When dealers source inventory from auctions, trade-ins, or other available means, the emphasis is on maximizing potential profit from the transaction. Using years of experience in the industry, availability of inventory in the market, and forecasted sales and pricing data from various software tools, dealers target specific VINs that hopefully turn quickly and profitably. But in instances where the ideal scenario doesn’t come to fruition the dealer must flip the line of thinking from maximizing profit to minimizing loss.

A compounding factor is that the vehicle value is NOT static. As a vehicle sits on a dealer’s lot, depreciation takes its toll, financing charges add up, consumer behavior shifts, and the used inventory in the market adjusts. Our Analytics team has begun performing a preliminary analysis to find the probability of moving a VIN after stocking it for 90 days and, while the % changes based on market, the national average is about 18% thus far. Loss Aversion clouds better judgement of wholesaling that VIN and targeting something that has a higher propensity to sell.

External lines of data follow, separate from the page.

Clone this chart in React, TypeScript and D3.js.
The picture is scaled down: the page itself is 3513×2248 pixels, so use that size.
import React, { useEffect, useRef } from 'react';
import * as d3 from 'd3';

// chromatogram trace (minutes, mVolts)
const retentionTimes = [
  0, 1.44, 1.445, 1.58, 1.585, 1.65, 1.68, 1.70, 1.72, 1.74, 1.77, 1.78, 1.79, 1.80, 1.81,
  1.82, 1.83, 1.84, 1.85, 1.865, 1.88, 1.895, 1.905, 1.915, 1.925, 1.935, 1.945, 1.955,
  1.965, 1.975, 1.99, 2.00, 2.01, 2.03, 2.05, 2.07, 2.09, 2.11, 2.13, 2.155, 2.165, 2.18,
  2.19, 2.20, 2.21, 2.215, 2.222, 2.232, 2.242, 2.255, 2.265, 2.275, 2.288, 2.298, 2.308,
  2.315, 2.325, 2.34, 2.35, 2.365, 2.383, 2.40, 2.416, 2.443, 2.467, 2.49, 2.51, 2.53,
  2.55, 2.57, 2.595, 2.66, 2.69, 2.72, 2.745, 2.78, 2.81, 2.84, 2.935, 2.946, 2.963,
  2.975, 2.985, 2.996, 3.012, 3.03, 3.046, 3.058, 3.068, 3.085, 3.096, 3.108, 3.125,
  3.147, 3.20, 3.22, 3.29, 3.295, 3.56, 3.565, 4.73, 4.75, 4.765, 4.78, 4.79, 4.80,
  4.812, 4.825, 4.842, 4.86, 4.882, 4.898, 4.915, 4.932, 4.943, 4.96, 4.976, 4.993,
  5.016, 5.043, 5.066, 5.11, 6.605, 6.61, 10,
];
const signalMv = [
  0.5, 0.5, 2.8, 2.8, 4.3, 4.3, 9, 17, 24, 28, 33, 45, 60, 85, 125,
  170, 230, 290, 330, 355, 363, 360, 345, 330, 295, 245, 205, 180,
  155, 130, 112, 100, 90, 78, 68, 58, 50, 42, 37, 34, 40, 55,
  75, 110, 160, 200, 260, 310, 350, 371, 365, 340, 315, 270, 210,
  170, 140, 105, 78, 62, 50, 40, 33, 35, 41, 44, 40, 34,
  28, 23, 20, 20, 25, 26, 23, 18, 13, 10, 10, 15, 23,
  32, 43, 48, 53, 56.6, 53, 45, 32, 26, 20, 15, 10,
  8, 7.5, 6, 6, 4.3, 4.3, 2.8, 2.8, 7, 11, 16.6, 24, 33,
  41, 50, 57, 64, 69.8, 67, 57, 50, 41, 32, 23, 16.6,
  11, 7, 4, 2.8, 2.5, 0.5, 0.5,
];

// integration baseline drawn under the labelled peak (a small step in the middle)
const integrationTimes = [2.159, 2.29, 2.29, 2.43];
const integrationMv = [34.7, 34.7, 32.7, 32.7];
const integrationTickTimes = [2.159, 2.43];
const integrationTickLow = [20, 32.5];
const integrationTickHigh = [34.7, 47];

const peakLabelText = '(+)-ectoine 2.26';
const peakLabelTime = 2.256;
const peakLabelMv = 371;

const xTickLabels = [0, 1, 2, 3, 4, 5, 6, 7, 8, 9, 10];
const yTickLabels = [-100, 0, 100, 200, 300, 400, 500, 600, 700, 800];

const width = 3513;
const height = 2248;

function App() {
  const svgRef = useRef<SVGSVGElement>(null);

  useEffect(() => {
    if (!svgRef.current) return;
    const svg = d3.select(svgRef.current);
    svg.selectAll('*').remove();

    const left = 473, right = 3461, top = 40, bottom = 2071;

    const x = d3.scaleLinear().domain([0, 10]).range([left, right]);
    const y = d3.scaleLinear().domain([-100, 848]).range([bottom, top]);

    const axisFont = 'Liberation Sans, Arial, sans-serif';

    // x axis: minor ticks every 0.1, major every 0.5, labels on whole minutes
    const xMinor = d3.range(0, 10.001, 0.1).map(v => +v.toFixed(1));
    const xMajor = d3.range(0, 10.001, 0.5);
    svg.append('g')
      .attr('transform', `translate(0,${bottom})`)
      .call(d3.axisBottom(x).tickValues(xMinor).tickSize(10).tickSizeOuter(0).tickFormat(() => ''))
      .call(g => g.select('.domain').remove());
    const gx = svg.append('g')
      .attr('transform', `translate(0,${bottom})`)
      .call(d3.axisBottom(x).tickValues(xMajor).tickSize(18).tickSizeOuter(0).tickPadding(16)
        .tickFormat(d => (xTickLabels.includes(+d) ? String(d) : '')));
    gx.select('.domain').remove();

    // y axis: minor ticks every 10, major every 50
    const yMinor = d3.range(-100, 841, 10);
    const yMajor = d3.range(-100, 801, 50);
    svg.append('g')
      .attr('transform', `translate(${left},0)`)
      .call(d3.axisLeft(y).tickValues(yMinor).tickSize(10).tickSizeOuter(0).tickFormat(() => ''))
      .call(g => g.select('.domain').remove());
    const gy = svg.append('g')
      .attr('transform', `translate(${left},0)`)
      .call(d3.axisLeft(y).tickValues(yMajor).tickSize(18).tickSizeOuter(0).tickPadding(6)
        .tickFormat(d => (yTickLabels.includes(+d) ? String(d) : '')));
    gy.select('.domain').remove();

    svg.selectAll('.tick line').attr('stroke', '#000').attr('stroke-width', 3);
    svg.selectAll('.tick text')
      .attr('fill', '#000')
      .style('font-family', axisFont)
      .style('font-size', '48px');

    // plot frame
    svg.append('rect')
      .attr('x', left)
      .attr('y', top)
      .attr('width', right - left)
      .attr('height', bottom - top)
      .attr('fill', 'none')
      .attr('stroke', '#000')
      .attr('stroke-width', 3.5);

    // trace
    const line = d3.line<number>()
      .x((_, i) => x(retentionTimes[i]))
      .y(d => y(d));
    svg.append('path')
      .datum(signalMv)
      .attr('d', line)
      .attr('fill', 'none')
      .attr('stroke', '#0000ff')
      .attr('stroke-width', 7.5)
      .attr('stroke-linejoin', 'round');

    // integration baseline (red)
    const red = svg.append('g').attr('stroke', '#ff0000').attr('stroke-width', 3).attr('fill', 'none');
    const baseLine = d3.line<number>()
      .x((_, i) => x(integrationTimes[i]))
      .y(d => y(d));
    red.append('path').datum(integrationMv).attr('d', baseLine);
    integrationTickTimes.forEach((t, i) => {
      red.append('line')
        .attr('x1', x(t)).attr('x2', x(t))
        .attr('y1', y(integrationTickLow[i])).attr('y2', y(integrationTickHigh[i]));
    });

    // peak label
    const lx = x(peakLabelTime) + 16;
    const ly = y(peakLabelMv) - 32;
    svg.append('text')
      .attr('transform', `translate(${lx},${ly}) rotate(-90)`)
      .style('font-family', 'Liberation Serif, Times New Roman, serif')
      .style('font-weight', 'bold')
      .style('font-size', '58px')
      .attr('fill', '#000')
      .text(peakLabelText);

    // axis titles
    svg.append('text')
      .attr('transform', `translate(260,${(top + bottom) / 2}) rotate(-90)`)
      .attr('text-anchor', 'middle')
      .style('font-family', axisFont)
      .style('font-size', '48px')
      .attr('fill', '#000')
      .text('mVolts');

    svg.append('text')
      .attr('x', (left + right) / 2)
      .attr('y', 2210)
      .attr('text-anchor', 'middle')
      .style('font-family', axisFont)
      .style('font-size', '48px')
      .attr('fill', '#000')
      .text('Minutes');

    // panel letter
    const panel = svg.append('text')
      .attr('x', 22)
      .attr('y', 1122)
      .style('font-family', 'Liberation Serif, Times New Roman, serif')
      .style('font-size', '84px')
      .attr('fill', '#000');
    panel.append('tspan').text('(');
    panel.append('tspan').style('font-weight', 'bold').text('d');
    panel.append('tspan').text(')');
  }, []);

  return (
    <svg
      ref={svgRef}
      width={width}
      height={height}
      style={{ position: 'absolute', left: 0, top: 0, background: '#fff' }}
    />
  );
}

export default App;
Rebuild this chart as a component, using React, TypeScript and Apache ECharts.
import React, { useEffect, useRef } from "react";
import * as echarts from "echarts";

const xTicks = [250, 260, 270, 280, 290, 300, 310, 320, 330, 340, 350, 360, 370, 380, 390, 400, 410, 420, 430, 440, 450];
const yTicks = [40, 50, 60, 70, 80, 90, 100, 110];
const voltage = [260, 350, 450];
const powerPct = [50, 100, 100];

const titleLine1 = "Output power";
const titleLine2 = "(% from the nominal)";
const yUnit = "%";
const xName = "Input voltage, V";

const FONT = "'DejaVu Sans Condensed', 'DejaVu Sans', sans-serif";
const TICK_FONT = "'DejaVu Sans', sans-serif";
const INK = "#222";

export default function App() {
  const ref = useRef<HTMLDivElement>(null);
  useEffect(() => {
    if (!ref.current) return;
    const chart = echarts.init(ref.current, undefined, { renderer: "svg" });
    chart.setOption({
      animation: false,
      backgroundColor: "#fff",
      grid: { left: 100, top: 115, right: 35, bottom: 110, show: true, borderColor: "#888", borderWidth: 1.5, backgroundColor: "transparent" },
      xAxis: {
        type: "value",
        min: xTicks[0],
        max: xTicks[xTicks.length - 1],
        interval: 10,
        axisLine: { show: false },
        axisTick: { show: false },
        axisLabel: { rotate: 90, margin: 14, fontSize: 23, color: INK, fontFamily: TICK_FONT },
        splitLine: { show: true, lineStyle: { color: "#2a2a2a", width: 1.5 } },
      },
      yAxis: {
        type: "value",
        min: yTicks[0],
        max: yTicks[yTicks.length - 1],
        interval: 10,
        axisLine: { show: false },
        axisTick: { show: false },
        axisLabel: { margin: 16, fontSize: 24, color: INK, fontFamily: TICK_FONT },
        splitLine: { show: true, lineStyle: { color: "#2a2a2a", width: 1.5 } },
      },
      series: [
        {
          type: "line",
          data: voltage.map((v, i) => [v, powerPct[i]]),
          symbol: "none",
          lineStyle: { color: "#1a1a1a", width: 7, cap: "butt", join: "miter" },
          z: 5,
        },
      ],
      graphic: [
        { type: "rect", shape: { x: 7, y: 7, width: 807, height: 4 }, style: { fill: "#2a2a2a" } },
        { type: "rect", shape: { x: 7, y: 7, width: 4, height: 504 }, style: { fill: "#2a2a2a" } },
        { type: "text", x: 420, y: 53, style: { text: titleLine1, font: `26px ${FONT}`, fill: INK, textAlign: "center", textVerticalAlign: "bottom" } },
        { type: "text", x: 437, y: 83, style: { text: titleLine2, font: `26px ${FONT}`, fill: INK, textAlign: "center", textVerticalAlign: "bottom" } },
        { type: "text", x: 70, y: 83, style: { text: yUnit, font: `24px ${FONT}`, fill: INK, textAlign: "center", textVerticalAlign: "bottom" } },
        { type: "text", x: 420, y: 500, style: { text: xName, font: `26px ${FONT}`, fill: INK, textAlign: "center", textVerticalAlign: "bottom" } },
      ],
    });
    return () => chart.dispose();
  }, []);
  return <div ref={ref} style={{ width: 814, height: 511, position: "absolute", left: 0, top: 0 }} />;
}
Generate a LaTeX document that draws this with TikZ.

This decision making framework requires dealers to answer questions such as “What happens if I sell now? What do I lose?” then compare that scenario to “What is the risk of keeping this inventory and incurring additional losses? What do I lose by passing up the opportunity to sell today?” This type of decision needs be objective as it relates to the bottom line and shift away from the biases caused by Loss Aversion. Leadership within the dealership needs to shift its focus away from reprimanding buyers and used car managers for not making money on every vehicle but rather encouraging them to make sound decisions to get out of vehicles that aren’t moving. Arming your team with the best data to stock the right vehicles for your used lot is imperative and will lead to better long term results, but the process is not perfect. Tough decisions will always be required.

When viewing aged inventory on your lot, and consulting a partner such as DRIVIN who calculates market demand and pricing data for our dealer partners, you can make more rational decisions around exiting inventory that carries both real and opportunity costs and sourcing vehicles that fit the needs of your shoppers. Not every vehicle you stock is going to sell quickly and profitability, whether it is due to a lack demand, competitive pricing or just plain bad luck. The lesson is to minimize the negative effect of this loss by getting out of that inventory before it continues to suck money from your bottom line. DRIVIN and our Optimal Lot methodology aims to provide the data and analytical insights to our dealer partners to assist with this process on both ends: targeting inventory in the market that your dealership should be stocking and finding a dealer that would want to purchase a vehicle you are willing to wholesale.